### Work instructions
Give the data below again exactly as it stands. Omit the pictures.

### Dataset content
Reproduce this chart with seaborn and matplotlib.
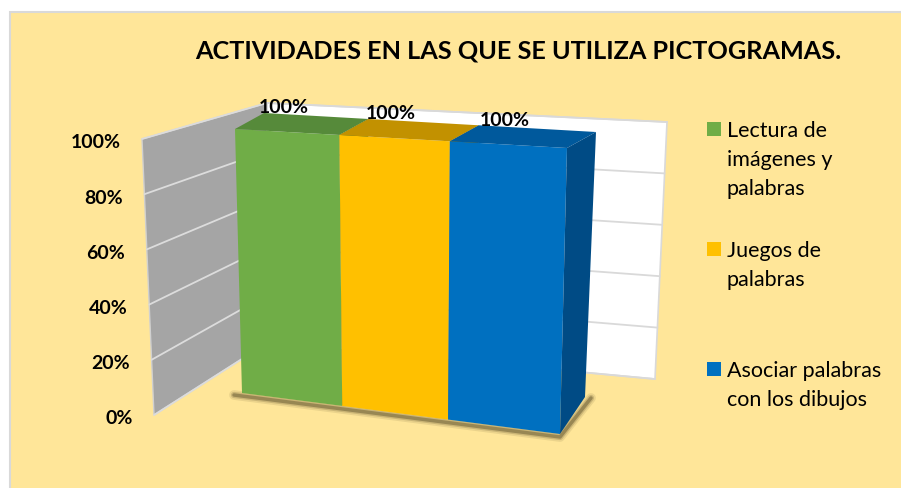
import textwrap

import matplotlib

matplotlib.use("Agg")
import matplotlib.pyplot as plt  # noqa: E402
import matplotlib.transforms as mtransforms  # noqa: E402
import numpy as np  # noqa: E402
import seaborn as sns  # noqa: E402
from matplotlib.patches import Polygon, Rectangle  # noqa: E402

title = "ACTIVIDADES EN LAS QUE SE UTILIZA PICTOGRAMAS."
categories = [
    "Lectura de imágenes y palabras",
    "Juegos de palabras",
    "Asociar palabras con los dibujos",
]
values = [100, 100, 100]
y_ticks = [0, 20, 40, 60, 80, 100]

front_colors = ["#70AD47", "#FFC000", "#0070C0"]
top_colors = ["#568A3A", "#C29100", "#00599C"]
side_colors = ["#4A7730", "#A67C00", "#004B85"]

W, H = 901, 489

# frame of the 3D scene, image pixels (y down)
front_quad = {"bl": (242, 394), "tl": (235, 130), "tr": (567, 149), "br": (560, 435)}
wall_ft, wall_fb = (142, 140), (154, 416)
wall_bt, wall_bb = (267, 104), (267, 344)
wall_rt, wall_rb = (667, 123), (655, 380)
depth_top = np.array([29.0, 16.0])      # display px, at full height
depth_bottom = np.array([25.0, 37.0])   # display px, at the floor


class Perspective(mtransforms.Transform):
    """Plane homography in display space, from 4 point pairs."""

    input_dims = output_dims = 2

    def __init__(self, src, dst):
        super().__init__()
        rows, rhs = [], []
        for (x, y), (u, v) in zip(src, dst):
            rows.append([x, y, 1, 0, 0, 0, -u * x, -u * y])
            rhs.append(u)
            rows.append([0, 0, 0, x, y, 1, -v * x, -v * y])
            rhs.append(v)
        h = np.linalg.solve(np.array(rows, float), np.array(rhs, float))
        self.m = np.append(h, 1.0).reshape(3, 3)

    def transform_non_affine(self, values):
        values = np.asarray(values, float)
        p = np.column_stack([values, np.ones(len(values))]) @ self.m.T
        return p[:, :2] / p[:, 2:]


def lerp(a, b, t):
    return np.asarray(a, float) + t * (np.asarray(b, float) - np.asarray(a, float))


sns.set_theme(style="white")
plt.rcParams["font.family"] = ["Lato", "DejaVu Sans"]

fig = plt.figure(figsize=(W / 100, H / 100), dpi=100, facecolor="white")

scene = fig.add_axes([0, 0, 1, 1])
scene.set_xlim(0, W)
scene.set_ylim(H, 0)
scene.set_axis_off()
scene.add_patch(Rectangle((10, 13), W, H, facecolor="#FFE699", edgecolor="#D9D9D9", lw=1.5))

# walls
scene.add_patch(Polygon([wall_fb, wall_ft, wall_bt, wall_bb], fc="#A5A5A5", ec="#D0D0D0", lw=1))
scene.add_patch(Polygon([wall_bb, wall_bt, wall_rt, wall_rb], fc="white", ec="#D9D9D9", lw=1.2))
for t in y_ticks:
    f = lerp(wall_fb, wall_ft, t / y_ticks[-1])
    b = lerp(wall_bb, wall_bt, t / y_ticks[-1])
    r = lerp(wall_rb, wall_rt, t / y_ticks[-1])
    scene.plot([f[0], b[0]], [f[1], b[1]], color="#DCDCDC", lw=1.3)
    scene.plot([b[0], r[0]], [b[1], r[1]], color="#D9D9D9", lw=1.3)
    scene.text(f[0] - 21.5, f[1] + 8.5, f"{t}%", ha="right", va="baseline",
               fontsize=14, fontweight="bold", color="black")

scene.text(518, 58, title, ha="center", va="baseline", fontsize=18.2,
           fontweight="bold", color="black")

# legend
for i, (name, color) in enumerate(zip(categories, front_colors)):
    y0 = 137 + 120 * i
    scene.add_patch(Rectangle((707, y0 - 14), 14, 14, fc=color, ec="none"))
    for j, line in enumerate(textwrap.wrap(name, 16)):
        scene.text(727, y0 + 29 * j, line, fontsize=15.5, va="baseline", color="black")

# bars
ax = fig.add_axes([0.27, 0.15, 0.36, 0.57])
sns.barplot(x=categories, y=values, hue=categories, palette=front_colors, width=1.0,
            saturation=1, legend=False, errorbar=None, edgecolor="none", linewidth=0, ax=ax)
ax.set_xlim(-0.5, len(categories) - 0.5)
ax.set_ylim(0, y_ticks[-1])
ax.set_axis_off()
ax.patch.set_visible(False)

src = ax.transAxes.transform([(0, 0), (0, 1), (1, 1), (1, 0)])
dst = [(x, H - y) for x, y in (front_quad[k] for k in ("bl", "tl", "tr", "br"))]
persp = ax.transData + Perspective(src, dst)
ident = mtransforms.IdentityTransform()

bars = sorted(ax.patches, key=lambda p: p.get_x())
for i, (bar, tc, sc) in enumerate(zip(bars, top_colors, side_colors)):
    bar.set_transform(persp)
    bar.set_clip_on(False)
    bar.set_zorder(2 + 3 * i)
    x0, x1, h = bar.get_x(), bar.get_x() + bar.get_width(), bar.get_height()
    bl, tl, tr, br = persp.transform([(x0, 0), (x0, h), (x1, h), (x1, 0)])
    dh = depth_bottom + (depth_top - depth_bottom) * h / y_ticks[-1]
    ax.add_patch(Polygon([tl, tr, tr + dh, tl + dh], fc=tc, ec="none", transform=ident,
                         clip_on=False, zorder=3 + 3 * i))
    ax.add_patch(Polygon([br, tr, tr + dh, br + depth_bottom], fc=sc, ec="none",
                         transform=ident, clip_on=False, zorder=4 + 3 * i))
    ax.text((x0 + x1) / 2, h, f"{values[i]:.0f}%", ha="center", va="baseline",
            fontsize=14, fontweight="bold", color="black", zorder=20,
            transform=mtransforms.offset_copy(persp, fig=fig, x=-3, y=20, units="dots"))

# soft shadow along the floor edge
first_bl = persp.transform([(bars[0].get_x(), 0)])[0]
last_br = persp.transform([(bars[-1].get_x() + bars[-1].get_width(), 0)])[0]
sx = [first_bl[0] - 8, last_br[0], last_br[0] + depth_bottom[0] + 6]
sy = [first_bl[1] - 2, last_br[1] - 3, last_br[1] + depth_bottom[1] - 1]
for lw, a in [(7, 0.10), (4.5, 0.18), (2.5, 0.35)]:
    ax.plot(sx, sy, color="#3B3215", lw=lw, alpha=a, transform=ident, clip_on=False,
            zorder=1.5, solid_capstyle="round")

fig.savefig("out.png", dpi=100)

### Result of this task
Reproduce this chart with seaborn and matplotlib.
import textwrap

import matplotlib

matplotlib.use("Agg")
import matplotlib.pyplot as plt  # noqa: E402
import matplotlib.transforms as mtransforms  # noqa: E402
import numpy as np  # noqa: E402
import seaborn as sns  # noqa: E402
from matplotlib.patches import Polygon, Rectangle  # noqa: E402

title = "ACTIVIDADES EN LAS QUE SE UTILIZA PICTOGRAMAS."
categories = [
    "Lectura de imágenes y palabras",
    "Juegos de palabras",
    "Asociar palabras con los dibujos",
]
values = [100, 100, 100]
y_ticks = [0, 20, 40, 60, 80, 100]

front_colors = ["#70AD47", "#FFC000", "#0070C0"]
top_colors = ["#568A3A", "#C29100", "#00599C"]
side_colors = ["#4A7730", "#A67C00", "#004B85"]

W, H = 901, 489

# frame of the 3D scene, image pixels (y down)
front_quad = {"bl": (242, 394), "tl": (235, 130), "tr": (567, 149), "br": (560, 435)}
wall_ft, wall_fb = (142, 140), (154, 416)
wall_bt, wall_bb = (267, 104), (267, 344)
wall_rt, wall_rb = (667, 123), (655, 380)
depth_top = np.array([29.0, 16.0])      # display px, at full height
depth_bottom = np.array([25.0, 37.0])   # display px, at the floor


class Perspective(mtransforms.Transform):
    """Plane homography in display space, from 4 point pairs."""

    input_dims = output_dims = 2

    def __init__(self, src, dst):
        super().__init__()
        rows, rhs = [], []
        for (x, y), (u, v) in zip(src, dst):
            rows.append([x, y, 1, 0, 0, 0, -u * x, -u * y])
            rhs.append(u)
            rows.append([0, 0, 0, x, y, 1, -v * x, -v * y])
            rhs.append(v)
        h = np.linalg.solve(np.array(rows, float), np.array(rhs, float))
        self.m = np.append(h, 1.0).reshape(3, 3)

    def transform_non_affine(self, values):
        values = np.asarray(values, float)
        p = np.column_stack([values, np.ones(len(values))]) @ self.m.T
        return p[:, :2] / p[:, 2:]


def lerp(a, b, t):
    return np.asarray(a, float) + t * (np.asarray(b, float) - np.asarray(a, float))


sns.set_theme(style="white")
plt.rcParams["font.family"] = ["Lato", "DejaVu Sans"]

fig = plt.figure(figsize=(W / 100, H / 100), dpi=100, facecolor="white")

scene = fig.add_axes([0, 0, 1, 1])
scene.set_xlim(0, W)
scene.set_ylim(H, 0)
scene.set_axis_off()
scene.add_patch(Rectangle((10, 13), W, H, facecolor="#FFE699", edgecolor="#D9D9D9", lw=1.5))

# walls
scene.add_patch(Polygon([wall_fb, wall_ft, wall_bt, wall_bb], fc="#A5A5A5", ec="#D0D0D0", lw=1))
scene.add_patch(Polygon([wall_bb, wall_bt, wall_rt, wall_rb], fc="white", ec="#D9D9D9", lw=1.2))
for t in y_ticks:
    f = lerp(wall_fb, wall_ft, t / y_ticks[-1])
    b = lerp(wall_bb, wall_bt, t / y_ticks[-1])
    r = lerp(wall_rb, wall_rt, t / y_ticks[-1])
    scene.plot([f[0], b[0]], [f[1], b[1]], color="#DCDCDC", lw=1.3)
    scene.plot([b[0], r[0]], [b[1], r[1]], color="#D9D9D9", lw=1.3)
    scene.text(f[0] - 21.5, f[1] + 8.5, f"{t}%", ha="right", va="baseline",
               fontsize=14, fontweight="bold", color="black")

scene.text(518, 58, title, ha="center", va="baseline", fontsize=18.2,
           fontweight="bold", color="black")

# legend
for i, (name, color) in enumerate(zip(categories, front_colors)):
    y0 = 137 + 120 * i
    scene.add_patch(Rectangle((707, y0 - 14), 14, 14, fc=color, ec="none"))
    for j, line in enumerate(textwrap.wrap(name, 16)):
        scene.text(727, y0 + 29 * j, line, fontsize=15.5, va="baseline", color="black")

# bars
ax = fig.add_axes([0.27, 0.15, 0.36, 0.57])
sns.barplot(x=categories, y=values, hue=categories, palette=front_colors, width=1.0,
            saturation=1, legend=False, errorbar=None, edgecolor="none", linewidth=0, ax=ax)
ax.set_xlim(-0.5, len(categories) - 0.5)
ax.set_ylim(0, y_ticks[-1])
ax.set_axis_off()
ax.patch.set_visible(False)

src = ax.transAxes.transform([(0, 0), (0, 1), (1, 1), (1, 0)])
dst = [(x, H - y) for x, y in (front_quad[k] for k in ("bl", "tl", "tr", "br"))]
persp = ax.transData + Perspective(src, dst)
ident = mtransforms.IdentityTransform()

bars = sorted(ax.patches, key=lambda p: p.get_x())
for i, (bar, tc, sc) in enumerate(zip(bars, top_colors, side_colors)):
    bar.set_transform(persp)
    bar.set_clip_on(False)
    bar.set_zorder(2 + 3 * i)
    x0, x1, h = bar.get_x(), bar.get_x() + bar.get_width(), bar.get_height()
    bl, tl, tr, br = persp.transform([(x0, 0), (x0, h), (x1, h), (x1, 0)])
    dh = depth_bottom + (depth_top - depth_bottom) * h / y_ticks[-1]
    ax.add_patch(Polygon([tl, tr, tr + dh, tl + dh], fc=tc, ec="none", transform=ident,
                         clip_on=False, zorder=3 + 3 * i))
    ax.add_patch(Polygon([br, tr, tr + dh, br + depth_bottom], fc=sc, ec="none",
                         transform=ident, clip_on=False, zorder=4 + 3 * i))
    ax.text((x0 + x1) / 2, h, f"{values[i]:.0f}%", ha="center", va="baseline",
            fontsize=14, fontweight="bold", color="black", zorder=20,
            transform=mtransforms.offset_copy(persp, fig=fig, x=-3, y=20, units="dots"))

# soft shadow along the floor edge
first_bl = persp.transform([(bars[0].get_x(), 0)])[0]
last_br = persp.transform([(bars[-1].get_x() + bars[-1].get_width(), 0)])[0]
sx = [first_bl[0] - 8, last_br[0], last_br[0] + depth_bottom[0] + 6]
sy = [first_bl[1] - 2, last_br[1] - 3, last_br[1] + depth_bottom[1] - 1]
for lw, a in [(7, 0.10), (4.5, 0.18), (2.5, 0.35)]:
    ax.plot(sx, sy, color="#3B3215", lw=lw, alpha=a, transform=ident, clip_on=False,
            zorder=1.5, solid_capstyle="round")

fig.savefig("out.png", dpi=100)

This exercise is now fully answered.